Getting started with using the MSR2021Replication#
Install Mallet#
To install the Mallet tool, first is necessary to have the Apache ant build tool installed. Install the binary from https://ant.apache.org/ and follow the manual instructions to configure it.
With ant installed and configured, open the Mallet 2.0.8 folder in the MSR2021Replication repository at mallet/mallet-2.0.8
and run the following command:
$ ant
The Mallet tool will be available to use at mallet/mallet-2.0.8/bin/mallet
.
Run with jupyter notebook#
The jupyter notebook can be used for StackOverflow datasets. To run the jupyter notebook run the following command on the repository root.

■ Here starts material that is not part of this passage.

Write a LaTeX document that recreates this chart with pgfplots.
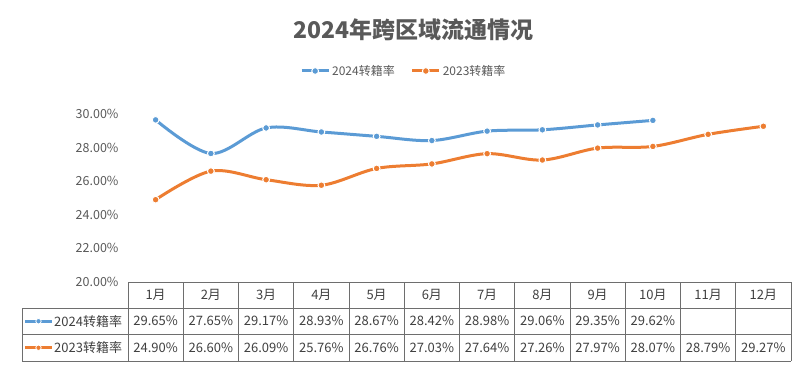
\documentclass[border=0pt]{standalone}
\usepackage{pgfplots}
\pgfplotsset{compat=1.18}
\usepackage{fontspec}
\setmainfont{Noto Sans CJK SC}
\definecolor{cblue}{HTML}{5B9BD5}
\definecolor{corange}{HTML}{ED7D31}
\definecolor{tgray}{HTML}{595959}
\definecolor{ttext}{HTML}{404040}
\definecolor{lgray}{HTML}{6E6E6E}
\begin{document}
\begin{tikzpicture}[x=1pt,y=1pt]
\path (0,0) rectangle (806,-368);
\begin{axis}[
  at={(128pt,-282pt)}, anchor=south west,
  scale only axis, width=663pt, height=168pt,
  xmin=0.5, xmax=12.5, ymin=20, ymax=30,
  axis line style={draw=none},
  xtick=\empty,
  ytick={20,22,24,26,28,30},
  ytick style={draw=none},
  yticklabel={\pgfmathprintnumber[fixed,fixed zerofill,precision=2]{\tick}\%},
  /pgf/number format/assume math mode=true,
  yticklabel style={font=\fontsize{12.5}{14}\selectfont, text=tgray, xshift=-6pt},
  clip=false,
  legend columns=2,
  legend style={at={(0.416,1.256)}, anchor=center, draw=none, fill=none,
    font=\fontsize{12}{14}\selectfont, text=tgray,
    /tikz/every even column/.append style={column sep=14pt}},
  legend image code/.code={\draw[mark repeat=2,mark phase=2,#1,line width=3pt] plot coordinates {(0pt,0pt)(13.5pt,0pt)(27pt,0pt)};},
]
\addplot[cblue, line width=3pt, smooth, tension=0.55, mark=*, mark size=3.4pt,
  mark options={fill=cblue, draw=white, line width=1pt}]
  coordinates {(1,29.65)(2,27.65)(3,29.17)(4,28.93)(5,28.67)(6,28.42)(7,28.98)(8,29.06)(9,29.35)(10,29.62)};
\addlegendentry{2024转籍率}
\addplot[corange, line width=3pt, smooth, tension=0.55, mark=*, mark size=3.4pt,
  mark options={fill=corange, draw=white, line width=1pt}]
  coordinates {(1,24.90)(2,26.60)(3,26.09)(4,25.76)(5,26.76)(6,27.03)(7,27.64)(8,27.26)(9,27.97)(10,28.07)(11,28.79)(12,29.27)};
\addlegendentry{2023转籍率}
\end{axis}
% title
\node[text=tgray, font=\fontsize{23}{27}\selectfont\bfseries] at (413.5,-30) {2024年跨区域流通情况};
% table grid
\begin{scope}[draw=lgray, line width=1pt]
\draw (128,-282) -- (791,-282);
\draw (22,-308) -- (791,-308);
\draw (22,-334.5) -- (791,-334.5);
\draw (22,-361) -- (791,-361);
\draw (22,-308) -- (22,-361);
\foreach \k in {0,...,12} {\draw ({128+\k*55.25},-282) -- ({128+\k*55.25},-361);}
\end{scope}
% table header
\foreach \k in {1,...,12} {\node[text=ttext, font=\fontsize{13}{15}\selectfont] at ({128+(\k-0.5)*55.25},-295) {\k 月};}
% row labels
\draw[cblue, line width=3pt] (25,-321.2) -- (52,-321.2);
\fill[cblue, draw=white, line width=0.8pt] (38.5,-321.2) circle (2.7pt);
\node[anchor=west, inner sep=0pt, text=ttext, font=\fontsize{13}{15}\selectfont] at (54,-321.2) {2024转籍率};
\draw[corange, line width=3pt] (25,-347.7) -- (52,-347.7);
\fill[corange, draw=white, line width=0.8pt] (38.5,-347.7) circle (2.7pt);
\node[anchor=west, inner sep=0pt, text=ttext, font=\fontsize{13}{15}\selectfont] at (54,-347.7) {2023转籍率};
% row values
\foreach \v [count=\k] in {29.65,27.65,29.17,28.93,28.67,28.42,28.98,29.06,29.35,29.62} {
  \node[text=ttext, font=\fontsize{13}{15}\selectfont] at ({128+(\k-0.5)*55.25},-321.2) {\v\%};}
\foreach \v [count=\k] in {24.90,26.60,26.09,25.76,26.76,27.03,27.64,27.26,27.97,28.07,28.79,29.27} {
  \node[text=ttext, font=\fontsize{13}{15}\selectfont] at ({128+(\k-0.5)*55.25},-347.7) {\v\%};}
\end{tikzpicture}
\end{document}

$ jupyter-notebook SO_dataset_analysis.ipynb
Follow the notebook instructions to import the correct dataset and run the scripts.
Run with bash#
Install python libraries#
Run the following command to install the libraries in the scripts:
$ pip install -r notebook/requirements.txt
Open a Python3 console with the command:
$ python3
Inside the console download the nltk packages by running the following code:
import nltk
nltk.download('punkt')
nltk.download('stopwords')
nltk.download('word_tokenize')
nltk.download('tokenize')
nltk.download('stem')
Export the variables#
Use the following commands to export the variables so scripts can use the correct path to the dataset and output folder.
# Export path to the raw dataset
$ export DATASET_PATH=./tcc/so_questions.csv
# Export the output path
$ export OUTPUT_PATH=./output
# Export the number of topics division
$ export TOPICS_NUM=15
Prepare dataset#
To run the MSR2021Replication, it is necessary to run the following script to parse the .csv
dataset, clean it and create documents to be used by the mallet tool.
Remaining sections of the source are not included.